INT16 is boring because it works. It halves your memory, costs you almost no accuracy, and you can ship it without writing a calibration script. The reason the literature is full of INT8 papers and not INT16 papers is that INT16 doesn't generate publishable problems.

INT8 is interesting because it sits exactly at the edge of where quantisation error stops being noise and starts being signal loss. Below INT8 — INT4, INT2 — is the same edge an order of magnitude further out, and the engineering required is different again. Above INT8 — INT16 — is the boring side.

The reason to care about INT8 specifically is that it's the largest precision drop you can take where the hardware is designed to reward you for taking it. INT16 is half the memory of FP32 but barely faster. INT8 is half the memory of INT16 and two-to-four times faster on every accelerator you're likely to deploy on. The compounding of those two factors is why every interesting question about putting an ML model on real silicon ends up here.

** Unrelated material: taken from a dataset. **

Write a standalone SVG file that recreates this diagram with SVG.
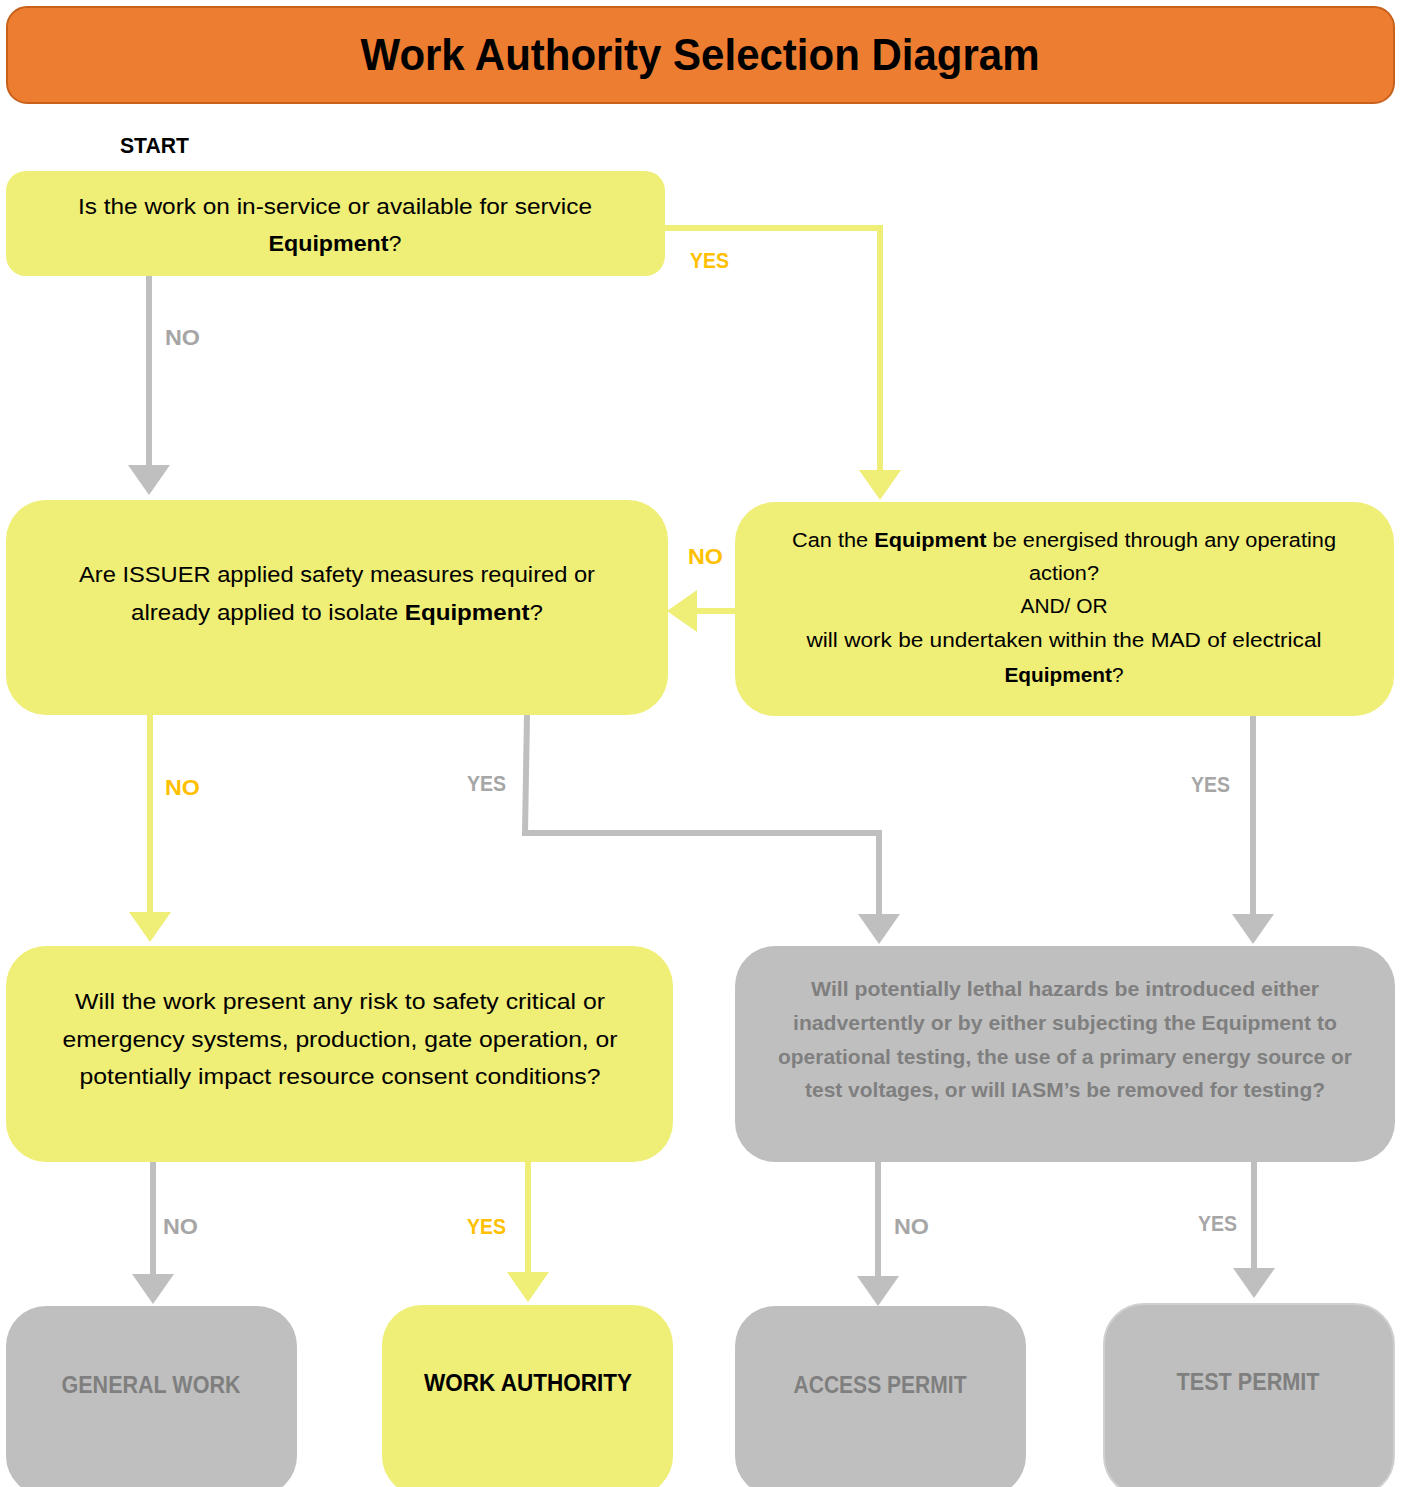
<svg xmlns="http://www.w3.org/2000/svg" width="1402" height="1487" viewBox="0 0 1402 1487">
<style>
text{font-family:"Liberation Sans",Arial,sans-serif;text-anchor:middle}
.t{font-size:22px;fill:#000}
.t3{font-size:20.5px;fill:#000}
.b{font-weight:bold}
.y{fill:#EFEE76}
.g{fill:#BFBFBF}
.lo{font-size:22px;font-weight:bold;fill:#FFC000;text-anchor:start}
.lg{font-size:22px;font-weight:bold;fill:#A6A6A6;text-anchor:start}
.cy{fill:none;stroke:#EFEE76;stroke-width:6}
.cg{fill:none;stroke:#BFBFBF;stroke-width:6}
.gt{font-size:21px;font-weight:bold;fill:#7F7F7F}
.end{font-size:23px;font-weight:bold}
</style>
<defs>
<marker id="ay" viewBox="0 0 30 42" refX="0" refY="21" markerWidth="30" markerHeight="42" markerUnits="userSpaceOnUse" orient="auto"><path d="M0,0 L30,21 L0,42 z" fill="#EFEE76"/></marker>
<marker id="ag" viewBox="0 0 30 42" refX="0" refY="21" markerWidth="30" markerHeight="42" markerUnits="userSpaceOnUse" orient="auto"><path d="M0,0 L30,21 L0,42 z" fill="#BFBFBF"/></marker>
</defs>

<g id="title">
<rect x="7" y="7" width="1387" height="96" rx="20" fill="#ED7D31" stroke="#C8611C" stroke-width="2"/>
<text x="700" y="70" font-size="45" font-weight="bold" textLength="679" lengthAdjust="spacingAndGlyphs">Work Authority Selection Diagram</text>
</g>
<text x="120" y="153" font-size="22" font-weight="bold" style="text-anchor:start" textLength="69" lengthAdjust="spacingAndGlyphs">START</text>

<g id="connectors">
<path class="cy" d="M665,228 H880 V470" marker-end="url(#ay)"/>
<path class="cg" d="M149,276 V465" marker-end="url(#ag)"/>
<path class="cy" d="M735,611 H697" marker-end="url(#ay)"/>
<path class="cy" d="M150,715 V912" marker-end="url(#ay)"/>
<path class="cg" d="M527,715 L525,833 H879 V914" marker-end="url(#ag)"/>
<path class="cg" d="M1253,716 V914" marker-end="url(#ag)"/>
<path class="cg" d="M153,1162 V1274" marker-end="url(#ag)"/>
<path class="cy" d="M528,1162 V1272" marker-end="url(#ay)"/>
<path class="cg" d="M878,1162 V1276" marker-end="url(#ag)"/>
<path class="cg" d="M1254,1162 V1268" marker-end="url(#ag)"/>
<text class="lo" x="690" y="268" textLength="39" lengthAdjust="spacingAndGlyphs">YES</text>
<text class="lg" x="165" y="345" textLength="35" lengthAdjust="spacingAndGlyphs">NO</text>
<text class="lo" x="688" y="564" textLength="35" lengthAdjust="spacingAndGlyphs">NO</text>
<text class="lo" x="165" y="795" textLength="35" lengthAdjust="spacingAndGlyphs">NO</text>
<text class="lg" x="467" y="791" textLength="39" lengthAdjust="spacingAndGlyphs">YES</text>
<text class="lg" x="1191" y="792" textLength="39" lengthAdjust="spacingAndGlyphs">YES</text>
<text class="lg" x="163" y="1234" textLength="35" lengthAdjust="spacingAndGlyphs">NO</text>
<text class="lo" x="467" y="1234" textLength="39" lengthAdjust="spacingAndGlyphs">YES</text>
<text class="lg" x="894" y="1234" textLength="35" lengthAdjust="spacingAndGlyphs">NO</text>
<text class="lg" x="1198" y="1231" textLength="39" lengthAdjust="spacingAndGlyphs">YES</text>
</g>

<g id="q1">
<rect class="y" x="6" y="171" width="659" height="105" rx="20"/>
<text class="t" x="335" y="214" textLength="514" lengthAdjust="spacingAndGlyphs">Is the work on in-service or available for service</text>
<text class="t" x="335" y="251" textLength="133" lengthAdjust="spacingAndGlyphs"><tspan class="b">Equipment</tspan>?</text>
</g>

<g id="q2">
<rect class="y" x="6" y="500" width="662" height="215" rx="40"/>
<text class="t" x="337" y="582" textLength="516" lengthAdjust="spacingAndGlyphs">Are ISSUER applied safety measures required or</text>
<text class="t" x="337" y="620" textLength="412" lengthAdjust="spacingAndGlyphs">already applied to isolate <tspan class="b">Equipment</tspan>?</text>
</g>

<g id="q3">
<rect class="y" x="735" y="502" width="659" height="214" rx="40"/>
<text class="t3" x="1064" y="547" textLength="544" lengthAdjust="spacingAndGlyphs">Can the <tspan class="b">Equipment</tspan> be energised through any operating</text>
<text class="t3" x="1064" y="580" textLength="70" lengthAdjust="spacingAndGlyphs">action?</text>
<text class="t3" x="1064" y="613" textLength="87" lengthAdjust="spacingAndGlyphs">AND/ OR</text>
<text class="t3" x="1064" y="647" textLength="515" lengthAdjust="spacingAndGlyphs">will work be undertaken within the MAD of electrical</text>
<text class="t3" x="1064" y="682" textLength="119" lengthAdjust="spacingAndGlyphs"><tspan class="b">Equipment</tspan>?</text>
</g>

<g id="q4">
<rect class="y" x="6" y="946" width="667" height="216" rx="40"/>
<text class="t" x="340" y="1009" textLength="530" lengthAdjust="spacingAndGlyphs">Will the work present any risk to safety critical or</text>
<text class="t" x="340" y="1047" textLength="555" lengthAdjust="spacingAndGlyphs">emergency systems, production, gate operation, or</text>
<text class="t" x="340" y="1084" textLength="521" lengthAdjust="spacingAndGlyphs">potentially impact resource consent conditions?</text>
</g>

<g id="q5">
<rect class="g" x="735" y="946" width="660" height="216" rx="40"/>
<text class="gt" x="1065" y="996" textLength="508" lengthAdjust="spacingAndGlyphs">Will potentially lethal hazards be introduced either</text>
<text class="gt" x="1065" y="1030" textLength="544" lengthAdjust="spacingAndGlyphs">inadvertently or by either subjecting the Equipment to</text>
<text class="gt" x="1065" y="1064" textLength="574" lengthAdjust="spacingAndGlyphs">operational testing, the use of a primary energy source or</text>
<text class="gt" x="1065" y="1097" textLength="520" lengthAdjust="spacingAndGlyphs">test voltages, or will IASM’s be removed for testing?</text>
</g>

<g id="general-work">
<rect class="g" x="6" y="1306" width="291" height="190" rx="40"/>
<text class="end" x="151" y="1393" fill="#7F7F7F" textLength="179" lengthAdjust="spacingAndGlyphs">GENERAL WORK</text>
</g>
<g id="work-authority">
<rect class="y" x="382" y="1305" width="291" height="191" rx="40"/>
<text class="end" x="528" y="1391" fill="#000" textLength="208" lengthAdjust="spacingAndGlyphs">WORK AUTHORITY</text>
</g>
<g id="access-permit">
<rect class="g" x="735" y="1306" width="291" height="190" rx="40"/>
<text class="end" x="880" y="1393" fill="#7F7F7F" textLength="173" lengthAdjust="spacingAndGlyphs">ACCESS PERMIT</text>
</g>
<g id="test-permit">
<rect class="g" x="1104" y="1304" width="290" height="192" rx="40" stroke="#D0D0D0" stroke-width="2"/>
<text class="end" x="1248" y="1390" fill="#7F7F7F" textLength="143" lengthAdjust="spacingAndGlyphs">TEST PERMIT</text>
</g>
</svg>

If you've got further to go after that — INT4 weight quantisation for large language models, ternary or binary networks, mixed-precision schemes that quantise different layers to different bit-widths — you'll find the conceptual framework is the same. Pick the smallest integer type whose buckets still cover the meaningful range of your tensor's distribution; calibrate carefully; accept that the model will degrade if you go too aggressive. INT8 is the place most production deployments sit because it's the precision-and-throughput point at which most models survive the trade.